В этом контексте следует разделять критику философии Декарта на две отдельные проблемы: критику дуализма и критику психофизической проблемы. Подвергая сомнению второе, обычно автоматически отвергают и первое, хотя это принципиально разные вещи. Такое неверное понимание Декарта началось, видимо, с самого Декарта, придавшего психофизической проблеме слишком большое значение, но наиболее чётко это выразилось у Спинозы. В произведении «Диалектическая логика» Э.В.Ильенков стремится показать, что спинозианская позиция направлена против психофизической проблемы, но Ильенков, как материалист, к сожалению, не может сделать это иначе, кроме как писать о ложности самого дуализма:
«Эта простая и глубоко верная мысль выражена у Спинозы на языке его эпохи таким образом: мышление и протяжённость не две особые субстанции, как учил Декарт, а лишь “два атрибута одной и той же субстанции”; не два особых предмета, могущие существовать отдельно, совершенно независимо один от другого, а лишь два разных и даже противоположных аспекта, под которыми выступает одно и то же, два разных способа существования, две формы проявления чего-то “третьего”.
Что же это за “третье”? Реальная бесконечная природа, отвечает Спиноза. Именно она и простирается в пространстве, и “мыслит”. Вся трудность картезианской метафизики получается оттого, что специфическое отличие реального мира от мира лишь воображаемого, мыслимого усматривается в протяжённости, в пространственно-геометрической определённости. Между тем протяжённость как таковая как раз и существует только в воображении, только в мышлении. Ведь как таковую её вообще можно мыслить лишь в образе пустоты, то есть чисто негативно, как полное отсутствие всякой определённой геометрической формы»[47].

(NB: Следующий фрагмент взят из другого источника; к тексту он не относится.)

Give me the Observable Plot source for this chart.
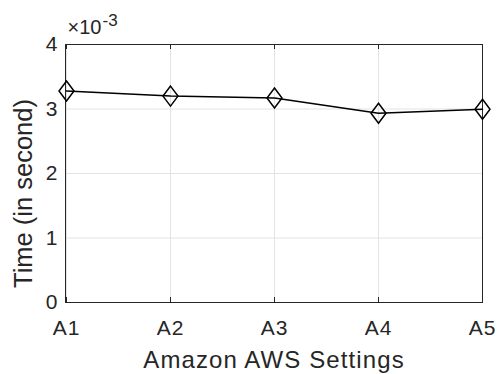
<!DOCTYPE html>
<html>
<head>
<meta charset="utf-8">
<script src="https://cdn.jsdelivr.net/npm/d3@7"></script>
<script src="https://cdn.jsdelivr.net/npm/@observablehq/plot@0.6"></script>
<style>
  html, body { margin: 0; padding: 0; background: #fff; }
  svg { font-family: "Liberation Sans", Arial, Helvetica, sans-serif; }
  g[aria-label="text"][font-size="24"] text { letter-spacing: 1.1px; }
  g[aria-label="x-axis tick label"] text { letter-spacing: 1px; }
</style>
</head>
<body>
<div id="chart"></div>
<script>
const settings = ["A1", "A2", "A3", "A4", "A5"];
const timeSeconds = [0.00328, 0.00320, 0.00317, 0.002935, 0.002995];
const yTicks = [0, 1, 2, 3, 4];
const exponent = -3;
const xLabel = "Amazon AWS Settings";
const yLabel = "Time (in second)";

const scaleFactor = Math.pow(10, -exponent);
const data = settings.map((s, i) => ({setting: s, time: timeSeconds[i]}));

const tallDiamond = {
  draw(context) {
    const w = 7.5, h = 10;
    context.moveTo(0, -h);
    context.lineTo(w, 0);
    context.lineTo(0, h);
    context.lineTo(-w, 0);
    context.closePath();
  }
};

const ink = "#262626";

const chart = Plot.plot({
  width: 499,
  height: 374,
  marginLeft: 65,
  marginRight: 17,
  marginTop: 44,
  marginBottom: 72,
  style: {fontFamily: "Liberation Sans, Arial, sans-serif", color: ink, background: "#fff"},
  x: {type: "point", domain: settings, padding: 0},
  y: {domain: [0, 4], ticks: yTicks},
  marks: [
    Plot.gridX(settings, {stroke: "#e3e3e3", strokeOpacity: 1, strokeWidth: 1}),
    Plot.gridY(yTicks, {stroke: "#e3e3e3", strokeOpacity: 1, strokeWidth: 1}),
    Plot.ruleX(settings, {x: d => d, y1: 0, y2: 0, insetBottom: 5, stroke: ink, strokeWidth: 1}),
    Plot.ruleX(settings, {x: d => d, y1: 4, y2: 4, insetTop: 5, stroke: ink, strokeWidth: 1}),
    Plot.frame({stroke: ink, strokeWidth: 1}),
    Plot.axisX({tickSize: 0, tickPadding: 18, fontSize: 21, label: null, fill: ink}),
    Plot.axisY({tickSize: 0, tickPadding: 8, fontSize: 21, label: null, ticks: yTicks, tickFormat: d => String(d), fill: ink}),
    Plot.line(data, {x: "setting", y: d => d.time * scaleFactor, stroke: "#000", strokeWidth: 1.5}),
    Plot.dot(data, {x: "setting", y: d => d.time * scaleFactor, symbol: tallDiamond, stroke: "#000", strokeWidth: 1.5, fill: "none"}),
    Plot.text([xLabel], {text: d => d, frameAnchor: "bottom", textAnchor: "middle", lineAnchor: "bottom", dy: 65, fontSize: 24, fill: ink}),
    Plot.text([yLabel], {text: d => d, frameAnchor: "left", textAnchor: "middle", lineAnchor: "bottom", rotate: -90, dx: -34, dy: 20, fontSize: 25.5, fill: ink}),
    Plot.text(["\u00d710"], {text: d => d, frameAnchor: "top-left", textAnchor: "start", lineAnchor: "bottom", dx: 2, dy: -11, fontSize: 20, fill: ink}),
    Plot.text([String(exponent)], {text: d => d, frameAnchor: "top-left", textAnchor: "start", lineAnchor: "bottom", dx: 37, dy: -19, fontSize: 17, fill: ink})
  ]
});

document.getElementById("chart").appendChild(chart);
</script>
</body>
</html>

Ильенков справедливо замечает, что протяжённость и мышление суть не субстанции, а лишь атрибуты субстанции. Что же в этом утверждении указывает на существование всего одной субстанции? Ровным счётом ничего. С тем же успехом мы могли бы провести связь между утверждениями «все ученики Сократа были его друзьями» и «у Сократа не было врагов». Очевидно, что из первого следует «у Сократа не было врагов среди учеников», а не второе утверждение. Так же и из положения, что мышление и протяжённость суть атрибуты субстанции, не следует, что существует только одна субстанция.
Чтобы рассуждать об этом более уверенно, найдём то место в текстах Декарта, с которого вообще начинается дуализм. Он начинается вовсе не с того, что есть вещь мыслящая и вещь протяжённая, а с метода сомнения и с соображения, что человеческое бытие несовершенно, но при этом человек способен мыслить о совершенных вещах. Это соображение было изложено в работе «Рассуждение о методе».
Декарт пишет: «Вследствие чего, размышляя о том, что, раз я сомневаюсь, значит, моё бытие не вполне совершенно, ибо я вполне ясно различал, что полное постижение – это нечто большее, чем сомнение, я стал искать, откуда я приобрёл способность мыслить о чём-нибудь более совершенном, чем я сам, и понял со всей очевидностью, что это должно прийти от чего-либо по природе действительно более совершенного… И далее: «Ибо, заметив, что в моих мыслях о них нет ничего, что ставило бы их выше меня, я мог думать, что если они истинны, то это зависит от моей природы, насколько она наделена некоторыми совершенствами; если же они ложны, то они у меня от бытия, то есть они находятся во мне потому, что у меня чего-то недостаёт. Но это не может относиться к “идее” существа более совершенного, чем я: получить её из ничего – вещь явно невозможная. Поскольку неприемлемо допускать, чтобы более совершенное было следствием менее совершенного, как и предполагать возникновение какой-либо вещи из ничего, то я не мог сам её создать. Таким образом, оставалось допустить, что эта идея была вложена в меня тем, чья природа совершеннее моей и кто соединяет в себе все совершенства, доступные моему воображению, – одним словом, Богом»[48].
Таким образом, Декарт не начинает рассуждение с того, что мир состоит из субстанций, но приходит к этому логически, замечая, что в мире есть совершенное и несовершенное. Однако дальше объективность подводит Декарта, и он приходит не к заключению, что мир состоит из сочетания совершенства и несовершенства, а к тому, что подсказывало его субъективное отношение к проблеме сознания, к самостоятельной природе разума. Он пишет: «Но, познав отчётливо, что разумная природа во мне отлична от телесной, и сообразив, что всякое соединение свидетельствует о зависимости, а зависимость очевидно является недостатком, я заключил отсюда, что состоять из двух природ не было бы совершенством для Бога и, следовательно, он не состоит из них. А если в мире и имеются какие-либо тела, какие-либо интеллигенции или иные природы, не имеющие всех совершенств, то существование их должно зависеть от его могущества, так что без него они не могли бы просуществовать и одного мгновения»[49].